Скучаю по той жизни, которая была у меня до войны
– Чего вам очень не хватает из нашей прошлой жизни? Того же, может быть, «Ранку у великому місті»?
- Если говорить о работе, я скучаю по команде. Скучаю по той жизни, которая была у меня до войны. Она имела свои нюансы, не всегда была суперлегкой, имела какие-то свои споры, сложные дела, когда ты постоянно что-то шуршишь, что-то постоянно разруливаешь. Но это была моя жизнь, не идеальная, а нормальная – такая, какой жизнь и есть со всеми ее преимуществами и недостатками. Не все у нас было гладко и в стране, и в обществе, но это была наша жизнь, и мы ее жили. И вот я скучаю по той своей жизни, я хотела ее жить дальше.
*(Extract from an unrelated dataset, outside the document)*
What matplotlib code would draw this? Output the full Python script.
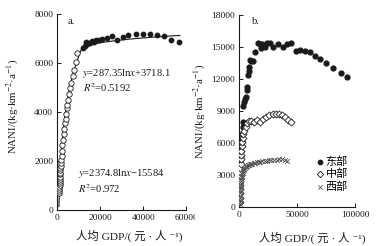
import numpy as np
import matplotlib
matplotlib.use('Agg')
import matplotlib.pyplot as plt
import matplotlib.patches as patches

plt.rcParams['font.family'] = ['Liberation Serif', 'DejaVu Serif', 'Noto Sans CJK SC']
plt.rcParams['mathtext.fontset'] = 'stix'
plt.rcParams['axes.unicode_minus'] = True

# ---- panel a: whole country ----
open_x = [800, 900, 950, 1000, 1050, 1100, 1150, 1200, 1250, 1300, 1350, 1400, 1450, 1500,
          1600, 1800, 2000, 2200, 2400, 2700, 3000, 3200, 3500, 3900, 4100, 4400, 4700,
          5100, 5500, 6000, 6600, 7200, 7800, 8500, 9300]
open_y = [700, 780, 860, 950, 1030, 1110, 1190, 1280, 1360, 1450, 1530, 1620, 1700, 1800,
          1900, 2050, 2200, 2400, 2650, 2850, 3100, 3300, 3550, 3700, 3900, 4150, 4300,
          4500, 4750, 5000, 5200, 5450, 5700, 6050, 6400]
filled_x = [12000, 12800, 13300, 13800, 14500, 15200, 16000, 17000, 18200, 19500, 21000,
            23000, 25500, 28000, 30500, 33000, 36500, 40000, 43000, 46500, 49500, 53000, 56500]
filled_y = [6620, 6700, 6850, 6760, 6830, 6800, 6880, 6850, 6920, 6950, 6980,
            7030, 7120, 6930, 7050, 7150, 7170, 7200, 7190, 7130, 7100, 6950, 6850]
# fit lines y = a*ln(x) + b, drawn between x0 and x1
low_fit = (2374.8, -15584, 750, 11500)
high_fit = (287.35, 3980, 11500, 57000)

# ---- panel b: regions ----
east_x = [1000, 1300, 1600, 1900, 2200, 2500, 2800, 3200, 3500, 4300, 4900, 5800, 6400, 6700,
          7800, 8300, 8600, 9200, 10100, 12100, 13600, 15900, 17500, 18700, 20000, 20700,
          22200, 24200, 26500, 29400, 33700, 37500, 41000, 44700, 49000, 52400, 56800,
          61100, 65400, 69700, 74900, 81200, 87600, 92800]
east_y = [4300, 4800, 5300, 5800, 6300, 6900, 7500, 8010, 9500, 9900, 10150, 10350, 11000, 11250,
          12380, 12780, 13160, 13790, 13690, 13690, 14500, 15350, 15300, 14950, 15250, 15200,
          15050, 15340, 15340, 15030, 15280, 14970, 15250, 15340, 14650, 14720, 14650,
          14500, 14160, 13850, 13470, 13000, 12590, 12220]
mid_x = [200, 300, 400, 500, 600, 700, 800, 900, 1000, 1200, 1400, 1600, 1900, 2200, 2600,
         3000, 3500, 4300, 5500, 6900, 8300, 10000, 12500, 15000, 17800, 20300, 23000,
         25900, 28800, 31500, 34200, 36800, 39400, 42000, 44700]
mid_y = [500, 900, 1300, 1700, 2100, 2500, 2900, 3300, 3700, 4100, 4500, 4900, 5300, 5700, 6100,
         6500, 6900, 7100, 7500, 7900, 8100, 8050, 7950, 8150, 8000, 8250, 8450,
         8620, 8700, 8730, 8720, 8630, 8450, 8180, 7950]
west_x = [200, 300, 400, 500, 600, 700, 800, 900, 1000, 1200, 1400, 1600, 1800, 2000, 2300,
          2600, 3000, 3400, 3800, 4300, 4800, 5400, 6000, 6700, 7500, 8300, 9200, 10200,
          11300, 12500, 13800, 15200, 16700, 18300, 20000, 21800, 23700, 25700, 27800,
          30000, 32200, 34500, 36800, 39200, 41500]
west_y = [300, 500, 700, 900, 1100, 1300, 1500, 1700, 1900, 2100, 2300, 2500, 2650, 2800, 2950,
          3100, 3250, 3400, 3500, 3600, 3700, 3750, 3850, 3900, 3950, 4000, 4050, 4100,
          4100, 4150, 4150, 4200, 4250, 4250, 4300, 4300, 4350, 4400, 4400, 4450,
          4450, 4500, 4500, 4450, 4350]
legend_labels = ['东部', '中部', '西部']

ylabel = 'NANI/(kg·km$^{-2}$·a$^{-1}$)'
xlabel = '人均 GDP/( 元 · 人 \u207b\u00b9)'
ink = '#1a1a1a'

fig = plt.figure(figsize=(3.83, 2.46), dpi=100)
ax1 = fig.add_axes([0.1496, 0.1463, 0.3368, 0.7967])
ax2 = fig.add_axes([0.6248, 0.1573, 0.3021, 0.7817])


def style(ax):
    for key in ['top', 'right']:
        ax.spines[key].set_visible(False)
    for key in ['left', 'bottom']:
        ax.spines[key].set_linewidth(0.8)
        ax.spines[key].set_color(ink)
    ax.tick_params(direction='in', length=3, width=0.7, labelsize=6.8, pad=3,
                   colors=ink)
    ax.set_facecolor('none')


# panel a
style(ax1)
ax1.set_xlim(0, 60000)
ax1.set_ylim(0, 8000)
ax1.set_xticks([0, 20000, 40000, 60000])
ax1.set_yticks(np.arange(0, 8001, 2000))
for a, b, x0, x1 in [low_fit, high_fit]:
    xs = np.linspace(x0, x1, 200)
    ax1.plot(xs, a * np.log(xs) + b, color=ink, lw=0.8, zorder=2)
ax1.scatter(open_x, open_y, s=15, facecolors='white', edgecolors=ink, linewidths=0.6, zorder=3)
ax1.scatter(filled_x, filled_y, s=10, color=ink, zorder=3)
tkw = dict(fontsize=7.6, color=ink, va='center', ha='left')
ax1.text(4600, 7680, 'a.', **tkw)
ax1.text(11500, 5590, '$y$=287.35ln$x$+3718.1', **tkw)
ax1.text(12000, 5000, '$R^2$=0.5192', **tkw)
ax1.text(9600, 1510, '$y$=2374.8ln$x$\u221215584', **tkw)
ax1.text(9600, 880, '$R^2$=0.972', **tkw)
ax1.set_ylabel(ylabel, fontsize=7.8, color=ink)
ax1.yaxis.set_label_coords(-0.29, 0.53)
ax1.set_xlabel(xlabel, fontsize=8.2, color=ink)
ax1.xaxis.set_label_coords(0.56, -0.10)

# panel b
style(ax2)
ax2.set_zorder(3)
ax2.set_xlim(0, 100000)
ax2.set_ylim(0, 18000)
ax2.set_xticks([0, 50000, 100000])
ax2.set_yticks(np.arange(0, 18001, 3000))
ax2.scatter(east_x, east_y, s=12, color=ink, zorder=3, label=legend_labels[0])
ax2.scatter(mid_x, mid_y, s=13, marker='D', facecolors='white', edgecolors=ink,
            linewidths=0.6, zorder=3, label=legend_labels[1])
ax2.scatter(west_x, west_y, s=12, marker='x', color='#555555', linewidths=0.6,
            zorder=3, label=legend_labels[2])
ax2.text(10700, 17400, 'b.', **tkw)
ax2.set_ylabel(ylabel, fontsize=7.8, color=ink)
ax2.yaxis.set_label_coords(-0.28, 0.5)
ax2.set_xlabel(xlabel, fontsize=8.2, color=ink)
ax2.xaxis.set_label_coords(0.63, -0.128)
ax2.legend(loc='upper left', bbox_to_anchor=(0.66, 0.265), frameon=False,
           fontsize=8, handlelength=0.7, handletextpad=0.2, labelspacing=0.15,
           borderpad=0, borderaxespad=0, markerscale=0.9)

# the two panels were cut and pasted side by side
fig.patches.append(patches.Rectangle((195 / 383, 0), 44 / 383, 1, transform=fig.transFigure,
                                     facecolor='white', edgecolor='none', zorder=1))

fig.savefig('out.png', dpi=100)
– Как специалист, что посоветуете, чтобы выдержать эту жизнь? И почему важно идти к психологу, если с эмоциями справиться самому невозможно?
– Если у человека действительно есть необходимость, то стоит обращаться к психологу. Если человек понимает, что в одиночку уже не может преодолеть стресс, свою агрессию или печаль, любое эмоциональное проявление, что у него уже нет ни сил, ни ресурса, и это мешает ему жить здесь и сейчас, нужно не стесняться просить посторонней помощи. Или действовать наперегонки, чтобы не доводить свое состояние до критического.
Во всяком случае, нам нужно работать со своей психикой, над своим эмоциональным состоянием, потому что сейчас сложно всем. И тем, кто в безопасности, и кто в опасности, и кто за границей, и кто здесь, и мы не можем оценивать и сравнивать эти состояния. Никому нигде не легче, всем сложно по-своему. Просто чья-то психика быстрее адаптируется, быстрее приспосабливается, чтобы выжить, у кого психика не такая гибкая. Поэтому сохранять эмоциональную и психическую стабильность сейчас очень важно всем людям. Ведь такого уровня стресса у нас так массово, наверное, не было никогда.
- Если раньше какая-то проблема казалась концом жизни, то теперь смотришь назад и понимаешь, что не такие уж то были и проблемы.
– Да, но здесь все равно некорректно сравнивать. Я помню, как мне было, когда умерла мама, поэтому не могу сказать, что то, что я сейчас чувствую, гораздо хуже. Это совершенно разный уровень стресса, боли, шока и страданий. Просто тогда он был таков, а сейчас вот такой. Мы не уменьшаем вес того, другого стресса, который человек испытывал – мама, потерявшая ребенка, или ребенок, потерявший маму когда-то в мирной жизни. Это разное. Но по своей силе это очень сильное потрясение. Просто тогда каждый был сам со своим горем, а сейчас это горе на всех. Поэтому нужно объединяться, поддерживать, помогать, слушать друг друга, чтобы все пережить.